Greek Guide

Lesvos Beaches Greece Lesvos

Lesvos Beaches Greece Greek Holiday Destinations

Lesvos offers a large number and wide variety of beaches from deserted pebble coves to glorious sandy stretches awash with bars, watersports and other tourist facilities. If you're the sort of person who needs to visit a different beach every day of your holiday then this is the island for you. There are beaches where you can windsurf, jet ski and down cocktails at the water's edge. And there are quiet corners where you can safely skinny dip in solitude without the threat of company, even in high season.

The capital Mytilini has a town beach, Tsamakia, flanking the huge walls of the Byzantine castle. You pay to get in and it's by no means one of the island's best beaches but it's handy if you're staying in town and there's a good view of the hill top castle from the sea.

The lake like Gulf of Yera, to the west of the town has several beaches with shallow water and wonderful views across this virtually land locked bay.

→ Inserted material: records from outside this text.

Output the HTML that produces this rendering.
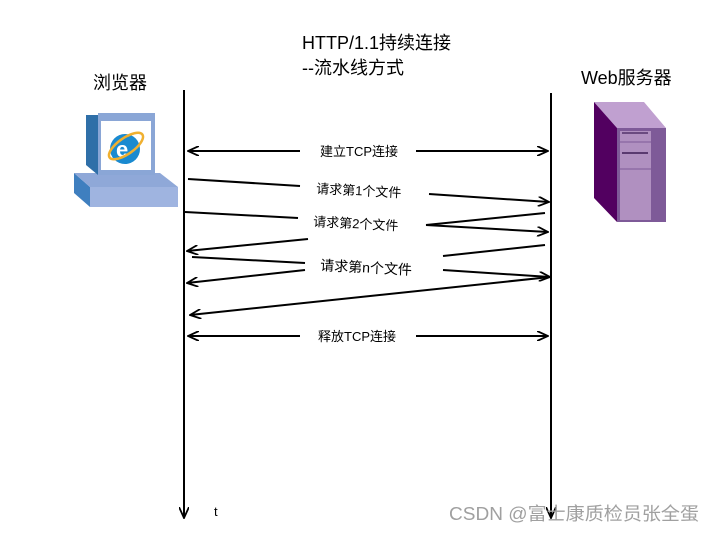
<!DOCTYPE html>
<html><head><meta charset="utf-8"><style>
html,body{margin:0;padding:0;background:#fff;}
svg{display:block;}
text{font-family:"Liberation Sans","Noto Sans CJK SC",sans-serif;}
</style></head><body>
<svg width="714" height="533" viewBox="0 0 714 533" xmlns="http://www.w3.org/2000/svg">
<defs>
<marker id="a" markerWidth="12" markerHeight="10" refX="11" refY="5" orient="auto" markerUnits="userSpaceOnUse">
<path d="M0,0 L11,5 L0,10" fill="none" stroke="#000" stroke-width="1.8"/>
</marker>
</defs>
<text x="302" y="49" font-size="18" fill="#000">HTTP/1.1持续连接</text>
<text x="302" y="74" font-size="18" fill="#000">--流水线方式</text>
<text x="93" y="89" font-size="18" fill="#000">浏览器</text>
<text x="581" y="84" font-size="18" fill="#000">Web服务器</text>

<!-- computer -->
<polygon points="74,173 90,187 178,187 178,207 90,207 74,193" fill="#3f7fbf"/>
<polygon points="74,173 160,173 178,187 90,187" fill="#8fa8d8"/>
<rect x="90" y="187" width="88" height="20" fill="#9fb4e0"/>
<polygon points="86,115 98,115 98,175 86,165" fill="#2f6fa8"/>
<rect x="98" y="113" width="57" height="62" fill="#8aa6d6"/>
<rect x="101" y="121" width="50" height="49" fill="#fff"/>
<circle cx="125" cy="149" r="15" fill="#1a8ad0"/>
<text x="116" y="157" font-size="22" fill="#fff" font-weight="bold">e</text>
<ellipse cx="126" cy="146" rx="20" ry="8" fill="none" stroke="#f0b030" stroke-width="2.5" transform="rotate(-35 126 146)"/>

<!-- server -->
<polygon points="594,102 644,102 666,128 617,128" fill="#c0a0d0"/>
<polygon points="594,102 617,128 617,222 594,198" fill="#520060"/>
<rect x="617" y="128" width="49" height="94" fill="#7e5a98"/>
<rect x="620" y="131" width="31" height="89" fill="#b090c0"/>
<line x1="622" y1="133" x2="648" y2="133" stroke="#6a4a80" stroke-width="2"/>
<line x1="620" y1="142" x2="651" y2="142" stroke="#7e5a98" stroke-width="1"/>
<line x1="622" y1="153" x2="648" y2="153" stroke="#5a3a70" stroke-width="2"/>
<line x1="620" y1="169" x2="651" y2="169" stroke="#7e5a98" stroke-width="1"/>

<!-- lifelines -->
<line x1="184" y1="90" x2="184" y2="518" stroke="#000" stroke-width="2" marker-end="url(#a)"/>
<line x1="551" y1="93" x2="551" y2="518" stroke="#000" stroke-width="2" marker-end="url(#a)"/>
<text x="214" y="516" font-size="13" fill="#000">t</text>

<g stroke="#000" stroke-width="2" fill="none">
<line x1="300" y1="151" x2="188" y2="151" marker-end="url(#a)"/>
<line x1="416" y1="151" x2="548" y2="151" marker-end="url(#a)"/>
<line x1="300" y1="336" x2="188" y2="336" marker-end="url(#a)"/>
<line x1="416" y1="336" x2="548" y2="336" marker-end="url(#a)"/>
<line x1="188" y1="179" x2="300" y2="186"/>
<line x1="429" y1="194" x2="549" y2="202" marker-end="url(#a)"/>
<line x1="185" y1="212" x2="298" y2="218"/>
<line x1="426" y1="225" x2="548" y2="232" marker-end="url(#a)"/>
<line x1="545" y1="213" x2="426" y2="225"/>
<line x1="308" y1="239" x2="187" y2="251" marker-end="url(#a)"/>
<line x1="545" y1="245" x2="443" y2="256"/>
<line x1="305" y1="270" x2="187" y2="283" marker-end="url(#a)"/>
<line x1="192" y1="257" x2="305" y2="263"/>
<line x1="443" y1="270" x2="550" y2="277" marker-end="url(#a)"/>
<line x1="550" y1="277" x2="190" y2="315" marker-end="url(#a)"/>
</g>
<text x="320" y="156" font-size="13" fill="#000">建立TCP连接</text>
<text x="318" y="341" font-size="13" fill="#000">释放TCP连接</text>
<text x="316" y="193" font-size="13" fill="#000" transform="rotate(3 316 193)">请求第1个文件</text>
<text x="313" y="226" font-size="13" fill="#000" transform="rotate(3 313 226)">请求第2个文件</text>
<text x="320" y="270" font-size="14" fill="#000" transform="rotate(3 320 270)">请求第n个文件</text>
<text x="449" y="520" font-size="18" fill="#a0a0a0" textLength="250" lengthAdjust="spacingAndGlyphs">CSDN @富士康质检员张全蛋</text>
</svg>
</body></html>
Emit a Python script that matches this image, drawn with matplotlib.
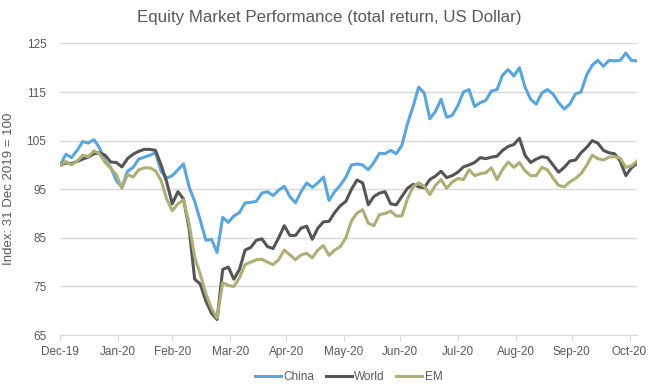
import numpy as np
import pandas as pd
import matplotlib
matplotlib.use("Agg")
import matplotlib.pyplot as plt

# values, one point every 3 days from 31 Dec 2019
china = [100.0, 102.2, 101.5, 103.0, 104.8, 104.5, 105.2, 103.5, 100.8, 99.5,
         96.8, 95.4, 98.7, 99.5, 101.2, 101.6, 102.0, 102.5, 98.7, 97.3,
         97.8, 99.0, 100.2, 95.5, 92.5, 88.6, 84.5, 84.7, 82.0, 89.2,
         88.2, 89.5, 90.2, 92.2, 92.3, 92.5, 94.2, 94.5, 93.7, 94.8,
         95.6, 93.5, 92.2, 94.5, 96.3, 95.4, 96.3, 97.5, 92.7, 94.5,
         95.8, 97.5, 100.0, 100.2, 100.0, 99.0, 100.5, 102.4, 102.3, 103.0,
         102.3, 104.0, 108.5, 112.0, 116.0, 114.8, 109.5, 111.0, 113.5, 109.8,
         110.2, 112.2, 115.0, 115.5, 112.0, 112.8, 113.3, 115.2, 115.5, 118.5,
         119.6, 118.3, 120.0, 116.0, 113.5, 112.5, 114.8, 115.5, 114.6, 112.8,
         111.5, 112.5, 114.6, 115.0, 118.5, 120.5, 121.5, 120.3, 121.5, 121.4,
         121.5, 123.0, 121.5, 121.4]

world = [100.0, 100.4, 100.3, 100.7, 101.2, 101.6, 102.3, 102.5, 102.0, 100.6,
         100.5, 99.6, 101.3, 102.2, 102.8, 103.2, 103.2, 103.0, 100.0, 96.5,
         92.0, 94.5, 93.0, 87.0, 76.5, 75.5, 72.0, 69.5, 68.2, 78.5,
         79.0, 76.5, 78.5, 82.5, 83.0, 84.5, 84.8, 83.2, 82.8, 85.0,
         87.5, 85.5, 85.5, 87.0, 87.4, 84.7, 87.0, 88.3, 88.4, 90.2,
         91.6, 92.5, 95.0, 96.9, 96.3, 91.8, 93.5, 94.2, 94.5, 92.0,
         91.8, 93.5, 95.2, 96.0, 95.5, 95.3, 97.0, 97.7, 98.7, 97.4,
         97.8, 98.5, 99.6, 100.0, 100.5, 101.5, 101.3, 101.6, 101.8, 103.0,
         103.8, 104.2, 105.5, 102.0, 100.5, 101.2, 101.7, 101.5, 100.0, 98.5,
         99.5, 100.8, 101.0, 102.5, 103.6, 105.0, 104.5, 103.0, 102.5, 102.3,
         100.8, 97.8, 99.4, 100.3]

em = [100.0, 100.7, 100.0, 100.8, 102.0, 101.7, 102.9, 102.3, 100.5, 99.3,
      98.0, 95.2, 98.0, 97.5, 99.0, 99.4, 99.4, 98.8, 96.8, 93.0,
      90.6, 92.0, 92.8, 88.0, 81.0, 77.5, 73.5, 70.5, 68.5, 75.8,
      75.2, 75.0, 76.8, 79.5, 80.0, 80.5, 80.6, 80.0, 79.5, 80.5,
      82.5, 81.5, 80.5, 81.5, 81.8, 80.9, 82.5, 83.4, 81.4, 82.5,
      83.2, 85.0, 88.5, 90.1, 90.8, 88.0, 87.5, 89.8, 90.0, 90.5,
      89.5, 89.5, 93.0, 95.5, 96.3, 95.6, 93.9, 95.8, 97.0, 95.2,
      96.5, 97.2, 97.0, 99.0, 97.8, 98.2, 98.4, 99.4, 97.0, 99.1,
      100.6, 99.5, 100.5, 98.8, 97.8, 97.8, 99.5, 99.0, 97.3, 95.8,
      95.5, 96.5, 97.2, 98.2, 99.9, 102.0, 101.3, 101.0, 101.6, 101.7,
      101.4, 99.5, 99.8, 100.8]

dates = pd.date_range("2019-12-31", periods=len(china), freq="3D")
month_ticks = pd.date_range("2019-12-31", "2020-10-31", freq="ME")
month_labels = ["Dec-19", "Jan-20", "Feb-20", "Mar-20", "Apr-20", "May-20",
                "Jun-20", "Jul-20", "Aug-20", "Sep-20", "Oct-20"]

plt.rcParams["font.family"] = ["Liberation Sans", "DejaVu Sans"]
text_col = "#595959"

fig = plt.figure(figsize=(6.52, 3.91), dpi=100)
ax = fig.add_axes([0.0925, 0.143, 0.977 - 0.0925, 0.889 - 0.143])

ax.plot(dates, china, color="#5AA5DC", lw=2.2, label="China", zorder=3)
ax.plot(dates, world, color="#555555", lw=2.2, label="World", zorder=4)
ax.plot(dates, em, color="#AEAE76", lw=2.2, label="EM", zorder=5)

ax.set_ylim(65, 125)
ax.set_yticks(np.arange(65, 126, 10))
ax.set_xlim(dates[0], dates[-1])
ax.set_xticks(month_ticks)
ax.set_xticklabels(month_labels)

ax.grid(axis="y", color="#D9D9D9", lw=1)
ax.set_axisbelow(True)
for s in ["left", "right", "top"]:
    ax.spines[s].set_visible(False)
ax.spines["bottom"].set_color("#D9D9D9")
ax.tick_params(axis="x", colors="#D9D9D9", length=4, labelcolor=text_col,
               labelsize=8.5, pad=4)
ax.tick_params(axis="y", length=0, labelcolor=text_col, labelsize=8.5, pad=10)

ax.set_ylabel("Index: 31 Dec 2019 = 100", color=text_col, fontsize=9.5,
              labelpad=8)
fig.suptitle("Equity Market Performance (total return, US Dollar)",
             color=text_col, fontsize=12.2, x=0.505, y=0.975)

ax.legend(loc="center", bbox_to_anchor=(0.5, -0.145), ncol=3,
          frameon=False, fontsize=8.5, labelcolor=text_col, handlelength=2.2,
          handletextpad=0.2, columnspacing=1.0)

fig.savefig("out.png", dpi=100)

At the south eastern corner of the island there's the pebble beach of Haramidha which has several good tavernas. Three kilometres west along the coast there's the more scenic, sandy double cove of Ayios Ermoyenis. The beaches here tend to get crowded, especially at weekends in July and August, because of their proximity to the capital.

The best beach on the south coast is idyllic Vatera which rates as one of the finest stretches of sand in the whole of Greece. The huge beach extends for seven kilometres and is backed by green hills and lapped by wonderfully clean and calm water, making this an ideal spot for families.

Plomari, east along the coast from Vatera, is a traditional town with pretty cobbled streets and old style houses leading down to the fishing harbour and marina. It's a laid back beach resort, swarming with Scandinavian package holidaymakers in high season. This is the place to sample some of the local ouzo which is produced here and is famous throughout Greece.

Melinda, six kilometres west of Plomari, is an attractive fishing village with a 700 metre sand and shingle beach at the mouth of a canyon. To the east of Plomari lies Agios Isidoros which is ideal for snorkelling because although the beach is sandy there's a rocky shelf beneath the crystal clear water.

The busiest and best known beach resort on the island is Skala Eresou on the west coast which attracts a mixed bag of holiday hordes from north European package holidaymakers and hippy types to archaeologists and lesbian groups. The three kilometre sandy beach here comes a close second to Vatera and offers all manner of tourist facilities including seafront tavernas with wooden dining platforms by the water. The resort has developed over the site of ancient Eresos which was the birthplace of Sappho, one of the greatest poets of Ancient Greece. Sappho devoted her erotic poetry to her female followers, prompting speculation about her sexuality and establishing her as an idol for gay women of future generations.

Petra is the most popular beach resort on the north coast but if you're looking for a secluded spot you can walk or take a boat excursion from Mithymna to find one of the many quiet coves which pepper this stretch of coastline.

Eftalou is within easy walking distance of Mithymna and offers a beautiful stretch of black sand and pebble beach along with the thermal baths where you can soak in healing waters of 46C.

Tsonia, 300 kilometres east of Mithymna at the north east tip of the island, is a lovely 600 metre beach of pink volcanic sand. You can reach it by boat or down a dirt track leading from Klio.